WHAT TO DO: Every record below is to be retyped exactly.

INFORMATION GIVEN:
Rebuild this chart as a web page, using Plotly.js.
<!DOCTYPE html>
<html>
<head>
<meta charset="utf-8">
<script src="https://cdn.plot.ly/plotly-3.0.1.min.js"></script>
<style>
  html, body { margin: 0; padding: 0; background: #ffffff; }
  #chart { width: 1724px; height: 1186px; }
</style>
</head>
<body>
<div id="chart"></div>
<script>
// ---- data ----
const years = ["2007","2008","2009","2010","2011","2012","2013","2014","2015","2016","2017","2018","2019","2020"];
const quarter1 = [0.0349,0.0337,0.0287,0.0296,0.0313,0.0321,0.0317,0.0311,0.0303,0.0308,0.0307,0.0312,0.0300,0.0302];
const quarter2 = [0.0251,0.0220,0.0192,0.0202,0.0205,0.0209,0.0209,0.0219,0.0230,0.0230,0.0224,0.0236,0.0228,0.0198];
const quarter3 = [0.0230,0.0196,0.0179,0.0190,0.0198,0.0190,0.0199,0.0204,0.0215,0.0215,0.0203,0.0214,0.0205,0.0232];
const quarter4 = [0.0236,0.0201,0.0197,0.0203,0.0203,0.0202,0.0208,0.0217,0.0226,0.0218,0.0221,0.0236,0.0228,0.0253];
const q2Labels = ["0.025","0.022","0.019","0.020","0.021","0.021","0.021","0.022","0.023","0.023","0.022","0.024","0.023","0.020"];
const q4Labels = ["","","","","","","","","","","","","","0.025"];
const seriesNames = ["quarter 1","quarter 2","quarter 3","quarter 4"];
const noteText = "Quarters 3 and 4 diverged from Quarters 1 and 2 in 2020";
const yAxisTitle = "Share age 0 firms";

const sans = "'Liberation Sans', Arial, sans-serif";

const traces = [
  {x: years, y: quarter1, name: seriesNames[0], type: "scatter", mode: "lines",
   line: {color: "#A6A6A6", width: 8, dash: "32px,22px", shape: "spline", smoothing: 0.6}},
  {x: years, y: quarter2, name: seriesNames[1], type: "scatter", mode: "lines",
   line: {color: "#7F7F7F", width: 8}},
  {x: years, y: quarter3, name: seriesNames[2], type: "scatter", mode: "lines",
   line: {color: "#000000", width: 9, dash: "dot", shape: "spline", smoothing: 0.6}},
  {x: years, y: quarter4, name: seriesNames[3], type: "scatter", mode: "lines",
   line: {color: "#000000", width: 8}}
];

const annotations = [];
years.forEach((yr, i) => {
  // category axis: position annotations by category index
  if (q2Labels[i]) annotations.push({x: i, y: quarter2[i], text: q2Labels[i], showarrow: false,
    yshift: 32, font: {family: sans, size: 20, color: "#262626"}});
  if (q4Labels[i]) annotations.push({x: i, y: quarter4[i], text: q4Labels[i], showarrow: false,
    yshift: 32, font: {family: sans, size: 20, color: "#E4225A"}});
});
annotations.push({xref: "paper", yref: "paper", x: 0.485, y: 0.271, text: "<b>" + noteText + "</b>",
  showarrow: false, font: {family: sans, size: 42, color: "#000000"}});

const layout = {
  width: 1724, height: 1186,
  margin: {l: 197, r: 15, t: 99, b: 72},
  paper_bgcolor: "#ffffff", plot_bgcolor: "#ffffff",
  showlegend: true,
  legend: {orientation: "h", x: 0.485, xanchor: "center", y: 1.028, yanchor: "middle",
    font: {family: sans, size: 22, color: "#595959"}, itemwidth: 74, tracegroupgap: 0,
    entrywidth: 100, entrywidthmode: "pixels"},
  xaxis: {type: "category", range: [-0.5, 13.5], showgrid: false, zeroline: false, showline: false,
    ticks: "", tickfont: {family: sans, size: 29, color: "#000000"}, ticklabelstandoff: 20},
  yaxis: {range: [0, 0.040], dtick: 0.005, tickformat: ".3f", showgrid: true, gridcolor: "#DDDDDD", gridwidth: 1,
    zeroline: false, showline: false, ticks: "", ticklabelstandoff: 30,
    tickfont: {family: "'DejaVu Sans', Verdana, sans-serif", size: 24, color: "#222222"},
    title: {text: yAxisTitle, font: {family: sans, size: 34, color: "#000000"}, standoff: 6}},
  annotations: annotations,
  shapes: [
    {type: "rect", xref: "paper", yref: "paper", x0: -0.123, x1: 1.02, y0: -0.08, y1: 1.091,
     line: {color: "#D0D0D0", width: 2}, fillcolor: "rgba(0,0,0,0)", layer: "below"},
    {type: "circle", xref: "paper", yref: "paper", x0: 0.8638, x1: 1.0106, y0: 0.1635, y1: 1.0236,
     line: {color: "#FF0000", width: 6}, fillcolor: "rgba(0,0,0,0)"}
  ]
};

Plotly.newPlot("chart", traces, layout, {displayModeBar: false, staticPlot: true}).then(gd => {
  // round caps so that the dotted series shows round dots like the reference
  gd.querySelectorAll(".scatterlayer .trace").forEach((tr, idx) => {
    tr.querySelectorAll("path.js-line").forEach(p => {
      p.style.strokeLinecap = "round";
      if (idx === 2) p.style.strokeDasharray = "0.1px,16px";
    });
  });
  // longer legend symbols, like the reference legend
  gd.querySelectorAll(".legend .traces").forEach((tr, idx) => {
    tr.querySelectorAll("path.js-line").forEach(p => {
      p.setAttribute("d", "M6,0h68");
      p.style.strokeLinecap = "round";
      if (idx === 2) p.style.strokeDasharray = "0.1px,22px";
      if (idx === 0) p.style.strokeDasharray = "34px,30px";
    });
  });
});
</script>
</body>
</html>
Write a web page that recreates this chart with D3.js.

RESULT FOR THIS EXERCISE:
Rebuild this chart as a web page, using Plotly.js.
<!DOCTYPE html>
<html>
<head>
<meta charset="utf-8">
<script src="https://cdn.plot.ly/plotly-3.0.1.min.js"></script>
<style>
  html, body { margin: 0; padding: 0; background: #ffffff; }
  #chart { width: 1724px; height: 1186px; }
</style>
</head>
<body>
<div id="chart"></div>
<script>
// ---- data ----
const years = ["2007","2008","2009","2010","2011","2012","2013","2014","2015","2016","2017","2018","2019","2020"];
const quarter1 = [0.0349,0.0337,0.0287,0.0296,0.0313,0.0321,0.0317,0.0311,0.0303,0.0308,0.0307,0.0312,0.0300,0.0302];
const quarter2 = [0.0251,0.0220,0.0192,0.0202,0.0205,0.0209,0.0209,0.0219,0.0230,0.0230,0.0224,0.0236,0.0228,0.0198];
const quarter3 = [0.0230,0.0196,0.0179,0.0190,0.0198,0.0190,0.0199,0.0204,0.0215,0.0215,0.0203,0.0214,0.0205,0.0232];
const quarter4 = [0.0236,0.0201,0.0197,0.0203,0.0203,0.0202,0.0208,0.0217,0.0226,0.0218,0.0221,0.0236,0.0228,0.0253];
const q2Labels = ["0.025","0.022","0.019","0.020","0.021","0.021","0.021","0.022","0.023","0.023","0.022","0.024","0.023","0.020"];
const q4Labels = ["","","","","","","","","","","","","","0.025"];
const seriesNames = ["quarter 1","quarter 2","quarter 3","quarter 4"];
const noteText = "Quarters 3 and 4 diverged from Quarters 1 and 2 in 2020";
const yAxisTitle = "Share age 0 firms";

const sans = "'Liberation Sans', Arial, sans-serif";

const traces = [
  {x: years, y: quarter1, name: seriesNames[0], type: "scatter", mode: "lines",
   line: {color: "#A6A6A6", width: 8, dash: "32px,22px", shape: "spline", smoothing: 0.6}},
  {x: years, y: quarter2, name: seriesNames[1], type: "scatter", mode: "lines",
   line: {color: "#7F7F7F", width: 8}},
  {x: years, y: quarter3, name: seriesNames[2], type: "scatter", mode: "lines",
   line: {color: "#000000", width: 9, dash: "dot", shape: "spline", smoothing: 0.6}},
  {x: years, y: quarter4, name: seriesNames[3], type: "scatter", mode: "lines",
   line: {color: "#000000", width: 8}}
];

const annotations = [];
years.forEach((yr, i) => {
  // category axis: position annotations by category index
  if (q2Labels[i]) annotations.push({x: i, y: quarter2[i], text: q2Labels[i], showarrow: false,
    yshift: 32, font: {family: sans, size: 20, color: "#262626"}});
  if (q4Labels[i]) annotations.push({x: i, y: quarter4[i], text: q4Labels[i], showarrow: false,
    yshift: 32, font: {family: sans, size: 20, color: "#E4225A"}});
});
annotations.push({xref: "paper", yref: "paper", x: 0.485, y: 0.271, text: "<b>" + noteText + "</b>",
  showarrow: false, font: {family: sans, size: 42, color: "#000000"}});

const layout = {
  width: 1724, height: 1186,
  margin: {l: 197, r: 15, t: 99, b: 72},
  paper_bgcolor: "#ffffff", plot_bgcolor: "#ffffff",
  showlegend: true,
  legend: {orientation: "h", x: 0.485, xanchor: "center", y: 1.028, yanchor: "middle",
    font: {family: sans, size: 22, color: "#595959"}, itemwidth: 74, tracegroupgap: 0,
    entrywidth: 100, entrywidthmode: "pixels"},
  xaxis: {type: "category", range: [-0.5, 13.5], showgrid: false, zeroline: false, showline: false,
    ticks: "", tickfont: {family: sans, size: 29, color: "#000000"}, ticklabelstandoff: 20},
  yaxis: {range: [0, 0.040], dtick: 0.005, tickformat: ".3f", showgrid: true, gridcolor: "#DDDDDD", gridwidth: 1,
    zeroline: false, showline: false, ticks: "", ticklabelstandoff: 30,
    tickfont: {family: "'DejaVu Sans', Verdana, sans-serif", size: 24, color: "#222222"},
    title: {text: yAxisTitle, font: {family: sans, size: 34, color: "#000000"}, standoff: 6}},
  annotations: annotations,
  shapes: [
    {type: "rect", xref: "paper", yref: "paper", x0: -0.123, x1: 1.02, y0: -0.08, y1: 1.091,
     line: {color: "#D0D0D0", width: 2}, fillcolor: "rgba(0,0,0,0)", layer: "below"},
    {type: "circle", xref: "paper", yref: "paper", x0: 0.8638, x1: 1.0106, y0: 0.1635, y1: 1.0236,
     line: {color: "#FF0000", width: 6}, fillcolor: "rgba(0,0,0,0)"}
  ]
};

Plotly.newPlot("chart", traces, layout, {displayModeBar: false, staticPlot: true}).then(gd => {
  // round caps so that the dotted series shows round dots like the reference
  gd.querySelectorAll(".scatterlayer .trace").forEach((tr, idx) => {
    tr.querySelectorAll("path.js-line").forEach(p => {
      p.style.strokeLinecap = "round";
      if (idx === 2) p.style.strokeDasharray = "0.1px,16px";
    });
  });
  // longer legend symbols, like the reference legend
  gd.querySelectorAll(".legend .traces").forEach((tr, idx) => {
    tr.querySelectorAll("path.js-line").forEach(p => {
      p.setAttribute("d", "M6,0h68");
      p.style.strokeLinecap = "round";
      if (idx === 2) p.style.strokeDasharray = "0.1px,22px";
      if (idx === 0) p.style.strokeDasharray = "34px,30px";
    });
  });
});
</script>
</body>
</html>
Write a web page that recreates this chart with D3.js.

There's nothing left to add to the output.